## START

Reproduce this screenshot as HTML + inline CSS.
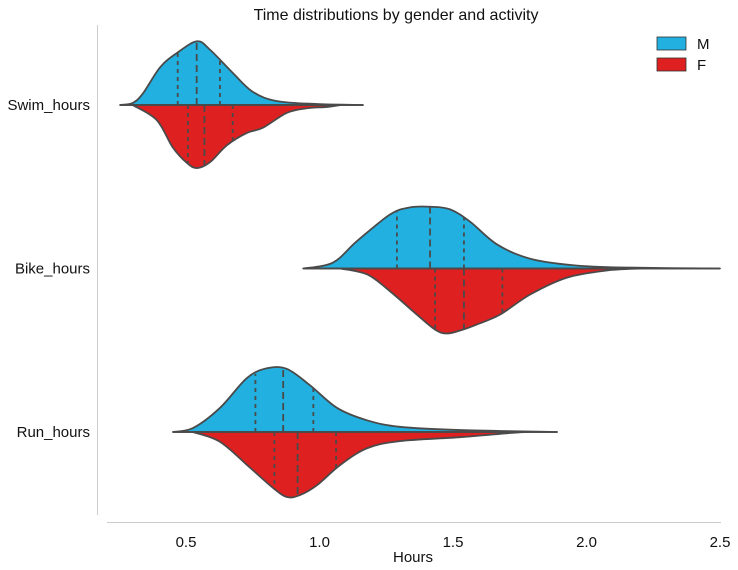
<!DOCTYPE html>
<html><head><meta charset="utf-8"><style>
body{margin:0;background:#fff}
svg{display:block;font-family:"Liberation Sans",Arial,sans-serif}
</style></head><body>
<svg id="chart" width="738" height="570" viewBox="0 0 738 570">
<text x="396" y="20" text-anchor="middle" font-size="16" fill="#111">Time distributions by gender and activity</text>
<line x1="97.5" y1="25" x2="97.5" y2="515" stroke="#ccc" stroke-width="1"/>
<line x1="107" y1="522.5" x2="721" y2="522.5" stroke="#ccc" stroke-width="1"/>
<text x="413" y="562" text-anchor="middle" font-size="15" fill="#111">Hours</text>
<g id="xticks"></g><g id="ylabels"></g><g id="violins"></g>
<g>
<rect x="657" y="37" width="29" height="13" fill="#21b0e0" stroke="#333" stroke-width="0.8"/>
<text x="697" y="49" font-size="15" fill="#111">M</text>
<rect x="657" y="58" width="29" height="13" fill="#de2020" stroke="#333" stroke-width="0.8"/>
<text x="697" y="70" font-size="15" fill="#111">F</text>
</g>
</svg>
<script>
const categories=["Swim_hours","Bike_hours","Run_hours"];
const xTicks=[0.5,1.0,1.5,2.0,2.5];
const xTickLabels=["0.5","1.0","1.5","2.0","2.5"];
// density profiles: x in hours, w relative width (0..1)
const swimMx=[0.253,0.30,0.339,0.403,0.466,0.541,0.59,0.676,0.751,0.841,0.99,1.163];
const swimMw=[0,0.03,0.18,0.58,0.80,0.98,0.85,0.49,0.20,0.06,0.015,0];
const swimFx=[0.30,0.39,0.45,0.503,0.541,0.59,0.653,0.728,0.788,0.878,0.953,1.028,1.08];
const swimFw=[0,0.23,0.65,0.89,0.97,0.88,0.62,0.43,0.35,0.12,0.05,0.03,0];
const bikeMx=[0.939,1.05,1.14,1.264,1.339,1.414,1.489,1.564,1.665,1.789,1.95,2.137,2.5];
const bikeMw=[0,0.09,0.42,0.83,0.94,0.95,0.91,0.72,0.37,0.15,0.05,0.015,0];
const bikeFx=[1.077,1.178,1.264,1.365,1.433,1.478,1.537,1.59,1.676,1.789,1.927,2.077,2.2];
const bikeFw=[0,0.09,0.35,0.71,0.94,1.0,0.94,0.86,0.71,0.40,0.14,0.03,0];
const runMx=[0.451,0.526,0.627,0.728,0.803,0.878,0.964,1.066,1.178,1.301,1.526,1.89];
const runMw=[0,0.06,0.37,0.83,0.98,0.97,0.72,0.37,0.18,0.08,0.03,0];
const runFx=[0.526,0.627,0.74,0.826,0.878,0.927,0.99,1.077,1.178,1.301,1.526,1.713,1.777];
const runFw=[0,0.15,0.55,0.86,1.0,0.97,0.82,0.51,0.25,0.14,0.08,0.015,0];
const quartM=[[0.469,0.540,0.627],[1.29,1.414,1.541],[0.760,0.864,0.977]];
const quartF=[[0.507,0.569,0.675],[1.433,1.541,1.685],[0.831,0.918,1.062]];

const NS="http://www.w3.org/2000/svg";
const X=v=>52.5+v*267, Y=i=>105+i*163.5, W=65;
function mk(t,a,p){const e=document.createElementNS(NS,t);for(const k in a)e.setAttribute(k,a[k]);p.appendChild(e);return e;}
const xt=document.getElementById('xticks');
xTicks.forEach((v,i)=>{const t=mk('text',{x:X(v),y:547,'text-anchor':'middle','font-size':15,fill:'#111'},xt);t.textContent=xTickLabels[i];

});
const yl=document.getElementById('ylabels');
categories.forEach((c,i)=>{const t=mk('text',{x:90,y:Y(i)+5,'text-anchor':'end','font-size':15,fill:'#111'},yl);t.textContent=c;

});
function smooth(pts){let d=`M${pts[0][0]},${pts[0][1]}`;for(let i=0;i<pts.length-1;i++){const p0=pts[Math.max(0,i-1)],p1=pts[i],p2=pts[i+1],p3=pts[Math.min(pts.length-1,i+2)];
d+=` C${p1[0]+(p2[0]-p0[0])/6},${p1[1]+(p2[1]-p0[1])/6} ${p2[0]-(p3[0]-p1[0])/6},${p2[1]-(p3[1]-p1[1])/6} ${p2[0]},${p2[1]}`;}return d;}
function interp(xs,ws,v){if(v<=xs[0]||v>=xs[xs.length-1])return 0;for(let i=0;i<xs.length-1;i++)if(v>=xs[i]&&v<=xs[i+1])return ws[i]+(ws[i+1]-ws[i])*(v-xs[i])/(xs[i+1]-xs[i]);return 0;}
const vg=document.getElementById('violins');
const prof=[[swimMx,swimMw,swimFx,swimFw],[bikeMx,bikeMw,bikeFx,bikeFw],[runMx,runMw,runFx,runFw]];
prof.forEach((p,i)=>{const cy=Y(i);
[[p[0],p[1],-1,'#21b0e0',quartM[i],'m'],[p[2],p[3],1,'#de2020',quartF[i],'f']].forEach(([xs,ws,s,col,q,g])=>{
const pts=xs.map((v,k)=>[X(v),cy+s*ws[k]*W]);
const d=smooth(pts)+' Z';
const path=mk('path',{d:d,fill:col,stroke:'#4a4a4a','stroke-width':1.8,'stroke-linejoin':'round'},vg);


q.forEach((v,k)=>{const h=interp(xs,ws,v)*W;const l=mk('line',{x1:X(v),y1:cy,x2:X(v),y2:cy+s*h,stroke:'#4a4a4a','stroke-width':1.8,'stroke-dasharray':k===1?'7,4':'4,4'},vg);

});
});
const cl=mk('line',{x1:X(Math.min(p[0][0],p[2][0])),y1:cy,x2:X(Math.max(p[0][p[0].length-1],p[2][p[2].length-1])),y2:cy,stroke:'#4a4a4a','stroke-width':1.8},vg);


});
</script>
</body></html>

## END

Problem description: Take the listing above and restate it word for word, without its pictures.

The result:
Reproduce this screenshot as HTML + inline CSS.
<!DOCTYPE html>
<html><head><meta charset="utf-8"><style>
body{margin:0;background:#fff}
svg{display:block;font-family:"Liberation Sans",Arial,sans-serif}
</style></head><body>
<svg id="chart" width="738" height="570" viewBox="0 0 738 570">
<text x="396" y="20" text-anchor="middle" font-size="16" fill="#111">Time distributions by gender and activity</text>
<line x1="97.5" y1="25" x2="97.5" y2="515" stroke="#ccc" stroke-width="1"/>
<line x1="107" y1="522.5" x2="721" y2="522.5" stroke="#ccc" stroke-width="1"/>
<text x="413" y="562" text-anchor="middle" font-size="15" fill="#111">Hours</text>
<g id="xticks"></g><g id="ylabels"></g><g id="violins"></g>
<g>
<rect x="657" y="37" width="29" height="13" fill="#21b0e0" stroke="#333" stroke-width="0.8"/>
<text x="697" y="49" font-size="15" fill="#111">M</text>
<rect x="657" y="58" width="29" height="13" fill="#de2020" stroke="#333" stroke-width="0.8"/>
<text x="697" y="70" font-size="15" fill="#111">F</text>
</g>
</svg>
<script>
const categories=["Swim_hours","Bike_hours","Run_hours"];
const xTicks=[0.5,1.0,1.5,2.0,2.5];
const xTickLabels=["0.5","1.0","1.5","2.0","2.5"];
// density profiles: x in hours, w relative width (0..1)
const swimMx=[0.253,0.30,0.339,0.403,0.466,0.541,0.59,0.676,0.751,0.841,0.99,1.163];
const swimMw=[0,0.03,0.18,0.58,0.80,0.98,0.85,0.49,0.20,0.06,0.015,0];
const swimFx=[0.30,0.39,0.45,0.503,0.541,0.59,0.653,0.728,0.788,0.878,0.953,1.028,1.08];
const swimFw=[0,0.23,0.65,0.89,0.97,0.88,0.62,0.43,0.35,0.12,0.05,0.03,0];
const bikeMx=[0.939,1.05,1.14,1.264,1.339,1.414,1.489,1.564,1.665,1.789,1.95,2.137,2.5];
const bikeMw=[0,0.09,0.42,0.83,0.94,0.95,0.91,0.72,0.37,0.15,0.05,0.015,0];
const bikeFx=[1.077,1.178,1.264,1.365,1.433,1.478,1.537,1.59,1.676,1.789,1.927,2.077,2.2];
const bikeFw=[0,0.09,0.35,0.71,0.94,1.0,0.94,0.86,0.71,0.40,0.14,0.03,0];
const runMx=[0.451,0.526,0.627,0.728,0.803,0.878,0.964,1.066,1.178,1.301,1.526,1.89];
const runMw=[0,0.06,0.37,0.83,0.98,0.97,0.72,0.37,0.18,0.08,0.03,0];
const runFx=[0.526,0.627,0.74,0.826,0.878,0.927,0.99,1.077,1.178,1.301,1.526,1.713,1.777];
const runFw=[0,0.15,0.55,0.86,1.0,0.97,0.82,0.51,0.25,0.14,0.08,0.015,0];
const quartM=[[0.469,0.540,0.627],[1.29,1.414,1.541],[0.760,0.864,0.977]];
const quartF=[[0.507,0.569,0.675],[1.433,1.541,1.685],[0.831,0.918,1.062]];

const NS="http://www.w3.org/2000/svg";
const X=v=>52.5+v*267, Y=i=>105+i*163.5, W=65;
function mk(t,a,p){const e=document.createElementNS(NS,t);for(const k in a)e.setAttribute(k,a[k]);p.appendChild(e);return e;}
const xt=document.getElementById('xticks');
xTicks.forEach((v,i)=>{const t=mk('text',{x:X(v),y:547,'text-anchor':'middle','font-size':15,fill:'#111'},xt);t.textContent=xTickLabels[i];

});
const yl=document.getElementById('ylabels');
categories.forEach((c,i)=>{const t=mk('text',{x:90,y:Y(i)+5,'text-anchor':'end','font-size':15,fill:'#111'},yl);t.textContent=c;

});
function smooth(pts){let d=`M${pts[0][0]},${pts[0][1]}`;for(let i=0;i<pts.length-1;i++){const p0=pts[Math.max(0,i-1)],p1=pts[i],p2=pts[i+1],p3=pts[Math.min(pts.length-1,i+2)];
d+=` C${p1[0]+(p2[0]-p0[0])/6},${p1[1]+(p2[1]-p0[1])/6} ${p2[0]-(p3[0]-p1[0])/6},${p2[1]-(p3[1]-p1[1])/6} ${p2[0]},${p2[1]}`;}return d;}
function interp(xs,ws,v){if(v<=xs[0]||v>=xs[xs.length-1])return 0;for(let i=0;i<xs.length-1;i++)if(v>=xs[i]&&v<=xs[i+1])return ws[i]+(ws[i+1]-ws[i])*(v-xs[i])/(xs[i+1]-xs[i]);return 0;}
const vg=document.getElementById('violins');
const prof=[[swimMx,swimMw,swimFx,swimFw],[bikeMx,bikeMw,bikeFx,bikeFw],[runMx,runMw,runFx,runFw]];
prof.forEach((p,i)=>{const cy=Y(i);
[[p[0],p[1],-1,'#21b0e0',quartM[i],'m'],[p[2],p[3],1,'#de2020',quartF[i],'f']].forEach(([xs,ws,s,col,q,g])=>{
const pts=xs.map((v,k)=>[X(v),cy+s*ws[k]*W]);
const d=smooth(pts)+' Z';
const path=mk('path',{d:d,fill:col,stroke:'#4a4a4a','stroke-width':1.8,'stroke-linejoin':'round'},vg);


q.forEach((v,k)=>{const h=interp(xs,ws,v)*W;const l=mk('line',{x1:X(v),y1:cy,x2:X(v),y2:cy+s*h,stroke:'#4a4a4a','stroke-width':1.8,'stroke-dasharray':k===1?'7,4':'4,4'},vg);

});
});
const cl=mk('line',{x1:X(Math.min(p[0][0],p[2][0])),y1:cy,x2:X(Math.max(p[0][p[0].length-1],p[2][p[2].length-1])),y2:cy,stroke:'#4a4a4a','stroke-width':1.8},vg);


});
</script>
</body></html>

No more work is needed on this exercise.